Josep Borrell, the High Representative for Foreign Affairs and Security Policy of the European Union, stated, “We believe there is a mutual interest in developing a stronger relationship between Turkey and the European Union.”
Borrell said, “We have discussed how to re-establish relations with Turkey” during a press conference after the foreign ministers’ meeting held in Brussels.
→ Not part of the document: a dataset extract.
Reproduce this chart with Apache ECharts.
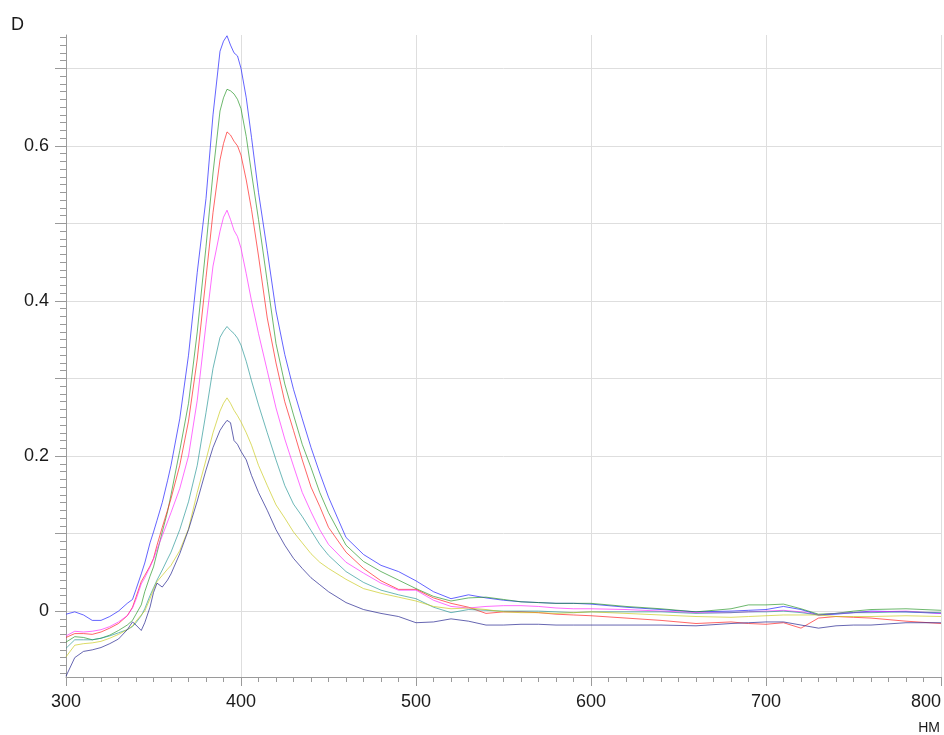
<!DOCTYPE html>
<html>
<head>
<meta charset="utf-8">
<script src="https://cdn.jsdelivr.net/npm/echarts@6/dist/echarts.min.js"></script>
<style>
  html, body { margin: 0; padding: 0; background: #ffffff; }
  #chart { width: 944px; height: 735px; }
</style>
</head>
<body>
<div id="chart"></div>
<script>
// Wavelength grid (nm) shared by all spectra
const wavelengths = [300,305,310,315,320,325,330,335,338,340,343,345,348,350,352,355,358,360,
  365,370,375,380,384,388,390,392,394,396,398,400,403,406,410,415,420,425,430,435,440,445,450,
  460,470,480,490,500,510,520,530,540,550,560,570,580,590,600,620,640,660,680,
  690,700,710,720,730,740,750,760,780,800];

// Optical density of each spectrum
const specBlue = [-0.004,-0.001,-0.005,-0.012,-0.012,-0.007,0.000,0.010,0.015,0.028,0.048,0.062,0.088,0.102,0.117,0.140,0.168,0.188,
  0.248,0.330,0.437,0.532,0.640,0.722,0.735,0.742,0.730,0.720,0.716,0.700,0.662,0.611,0.540,0.465,0.387,0.331,0.286,0.248,0.211,0.178,0.147,
  0.095,0.073,0.059,0.051,0.039,0.025,0.016,0.021,0.017,0.014,0.012,0.011,0.010,0.010,0.009,0.005,0.002,-0.001,0.000,
  0.001,0.002,0.006,0.002,-0.005,-0.004,-0.002,0.000,-0.001,-0.003];
const specGreen = [-0.040,-0.033,-0.034,-0.037,-0.035,-0.031,-0.025,-0.018,-0.012,-0.004,0.008,0.025,0.045,0.057,0.075,0.102,0.128,0.150,
  0.207,0.268,0.360,0.470,0.565,0.645,0.662,0.673,0.671,0.667,0.660,0.648,0.612,0.565,0.505,0.425,0.345,0.293,0.253,0.215,0.185,0.153,0.127,
  0.085,0.064,0.051,0.040,0.029,0.019,0.013,0.017,0.018,0.015,0.012,0.011,0.010,0.010,0.010,0.006,0.003,-0.001,0.003,
  0.008,0.008,0.009,0.003,-0.004,-0.003,0.000,0.002,0.003,0.001];
const specRed = [-0.034,-0.029,-0.029,-0.030,-0.027,-0.022,-0.016,-0.006,0.005,0.018,0.038,0.046,0.058,0.068,0.085,0.108,0.130,0.145,
  0.188,0.245,0.325,0.430,0.514,0.582,0.603,0.618,0.614,0.606,0.600,0.588,0.556,0.518,0.458,0.378,0.320,0.270,0.233,0.195,0.160,0.135,0.108,
  0.076,0.055,0.039,0.028,0.028,0.017,0.010,0.005,-0.003,-0.001,-0.001,-0.002,-0.004,-0.005,-0.006,-0.009,-0.012,-0.016,-0.014,
  -0.016,-0.017,-0.015,-0.022,-0.009,-0.007,-0.008,-0.009,-0.013,-0.016];
const specMagenta = [-0.032,-0.026,-0.027,-0.026,-0.024,-0.020,-0.014,-0.006,0.004,0.015,0.035,0.043,0.057,0.067,0.080,0.097,0.115,0.127,
  0.158,0.200,0.272,0.370,0.445,0.490,0.508,0.517,0.505,0.491,0.483,0.468,0.435,0.400,0.358,0.310,0.262,0.222,0.187,0.153,0.128,0.105,0.086,
  0.063,0.049,0.036,0.027,0.027,0.014,0.006,0.004,0.006,0.007,0.007,0.006,0.004,0.003,0.003,0.002,0.000,-0.002,-0.002,
  -0.001,0.000,0.001,-0.001,-0.005,-0.003,-0.002,-0.001,0.000,-0.003];
const specTeal = [-0.048,-0.037,-0.037,-0.037,-0.035,-0.032,-0.028,-0.024,-0.020,-0.015,-0.006,0.003,0.020,0.030,0.040,0.053,0.067,0.076,
  0.105,0.141,0.188,0.256,0.313,0.353,0.361,0.367,0.362,0.358,0.352,0.343,0.322,0.297,0.266,0.230,0.195,0.162,0.138,0.122,0.104,0.086,0.072,
  0.051,0.037,0.027,0.021,0.016,0.005,-0.002,0.002,0.001,0.000,0.000,0.000,-0.001,-0.002,-0.001,-0.001,-0.001,-0.003,-0.002,
  -0.001,-0.001,0.000,-0.002,-0.005,-0.003,-0.002,-0.002,-0.001,-0.002];
const specYellow = [-0.059,-0.044,-0.042,-0.041,-0.039,-0.035,-0.030,-0.024,-0.019,-0.013,-0.005,0.000,0.016,0.028,0.038,0.046,0.054,0.059,
  0.078,0.106,0.153,0.195,0.230,0.258,0.268,0.275,0.268,0.259,0.252,0.244,0.230,0.214,0.188,0.162,0.137,0.120,0.102,0.088,0.074,0.063,0.055,
  0.041,0.029,0.023,0.018,0.013,0.006,0.003,0.004,0.002,-0.001,-0.002,-0.002,-0.003,-0.002,-0.001,-0.003,-0.005,-0.007,-0.008,
  -0.007,-0.006,-0.005,-0.005,-0.005,-0.007,-0.007,-0.007,-0.006,-0.007];
const specNavy = [-0.084,-0.060,-0.052,-0.050,-0.047,-0.042,-0.036,-0.024,-0.014,-0.018,-0.025,-0.015,0.005,0.024,0.036,0.031,0.040,0.048,
  0.074,0.105,0.142,0.182,0.211,0.233,0.240,0.246,0.243,0.220,0.215,0.206,0.195,0.175,0.153,0.130,0.105,0.085,0.068,0.055,0.043,0.034,0.025,
  0.011,0.002,-0.003,-0.007,-0.015,-0.014,-0.010,-0.013,-0.018,-0.018,-0.017,-0.017,-0.018,-0.018,-0.018,-0.018,-0.018,-0.019,-0.016,
  -0.015,-0.014,-0.014,-0.018,-0.022,-0.019,-0.018,-0.018,-0.015,-0.015];

// Axis ranges and ticks
const xMin = 300, xMax = 800, xStep = 100;
const yMin = -0.085, yMax = 0.743;
const yMajorTicks = [0, 0.1, 0.2, 0.3, 0.4, 0.5, 0.6, 0.7];
const yLabelTicks = [0, 0.2, 0.4, 0.6];
const yMinorTicks = [];
for (let i = -8; i <= 74; i++) if (i % 10 !== 0) yMinorTicks.push(i / 100);

const spectra = [
  { name: 'S1', values: specBlue,    color: 'rgba(40,40,255,0.72)' },
  { name: 'S2', values: specGreen,   color: 'rgba(20,140,20,0.62)' },
  { name: 'S3', values: specRed,     color: 'rgba(255,30,30,0.68)' },
  { name: 'S4', values: specMagenta, color: 'rgba(255,40,255,0.68)' },
  { name: 'S5', values: specTeal,    color: 'rgba(20,140,140,0.62)' },
  { name: 'S6', values: specYellow,  color: 'rgba(200,200,20,0.65)' },
  { name: 'S7', values: specNavy,    color: 'rgba(30,30,140,0.68)' }
];

const font = "'Liberation Sans', Arial, sans-serif";
const axisGray = '#9a9a9a';

const chart = echarts.init(document.getElementById('chart'), null, { renderer: 'canvas' });
chart.setOption({
  animation: false,
  backgroundColor: '#ffffff',
  grid: { left: 66, right: 3, top: 35, bottom: 58, containLabel: false, outerBoundsMode: 'none' },
  xAxis: {
    type: 'value',
    min: xMin, max: xMax, interval: xStep,
    axisLine: { show: true, onZero: false, lineStyle: { color: axisGray, width: 1 } },
    axisTick: { show: true, length: 9, lineStyle: { color: axisGray } },
    minorTick: { show: true, splitNumber: 10, length: 5, lineStyle: { color: axisGray } },
    axisLabel: { color: '#1a1a1a', fontSize: 18, fontFamily: font, margin: 16, hideOverlap: false, alignMaxLabel: 'right' },
    splitLine: { show: true, lineStyle: { color: '#dedede', width: 1 } }
  },
  yAxis: [
    {
      type: 'value', position: 'left',
      min: yMin, max: yMax,
      axisLine: { show: true, onZero: false, lineStyle: { color: axisGray, width: 1 } },
      axisTick: { show: true, length: 11, customValues: yMajorTicks, lineStyle: { color: axisGray } },
      axisLabel: { color: '#1a1a1a', fontSize: 18, fontFamily: font, margin: 17, customValues: yLabelTicks },
      splitLine: { show: true, lineStyle: { color: '#dedede', width: 1 } }
    },
    {
      type: 'value', position: 'left',
      min: yMin, max: yMax,
      axisLine: { show: false, onZero: false },
      axisTick: { show: true, length: 6, customValues: yMinorTicks, lineStyle: { color: axisGray } },
      axisLabel: { show: false },
      splitLine: { show: false }
    }
  ],
  graphic: [
    { type: 'text', left: 11, top: 16, style: { text: 'D', fontSize: 18, fontFamily: font, fill: '#1a1a1a' } },
    { type: 'text', right: 4, bottom: 0, style: { text: 'HM', fontSize: 14, fontFamily: font, fill: '#1a1a1a' } }
  ],
  series: spectra.map(s => ({
    name: s.name,
    type: 'line',
    yAxisIndex: 0,
    showSymbol: false,
    symbol: 'none',
    silent: true,
    lineStyle: { color: s.color, width: 1 },
    data: wavelengths.map((w, i) => [w, s.values[i]])
  }))
});
</script>
</body>
</html>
He emphasized that the improvement of relations between the two sides depends on Ankara’s actions concerning the Cyprus issue and human rights.
Borrell stated, “Resolving the Cyprus issue in line with relevant United Nations resolutions will play a key role in this renewed engagement with Turkey.” He also highlighted the importance of preserving the fundamental freedoms and values defined in the European Convention on Human Rights, to which Ankara is also a party.
Ankara has been an official candidate for EU membership for 24 years, but the accession negotiations between Ankara and Brussels were suspended in 2016 due to concerns about human rights violations and respect for the rule of law.
On July 10th, Turkish President Tayyip Erdoğan made an unexpected move, calling for the resumption of Turkey’s accession negotiations, and linked this idea to Turkey’s approval of Sweden’s offer to join the NATO military alliance.
Earlier this month, a senior Turkish official told Reuters that Ankara expects concrete progress on issues such as visa-free travel from the EU and the closing of some chapters in the EU accession process. The official also added that the West should support Turkey in its financial needs.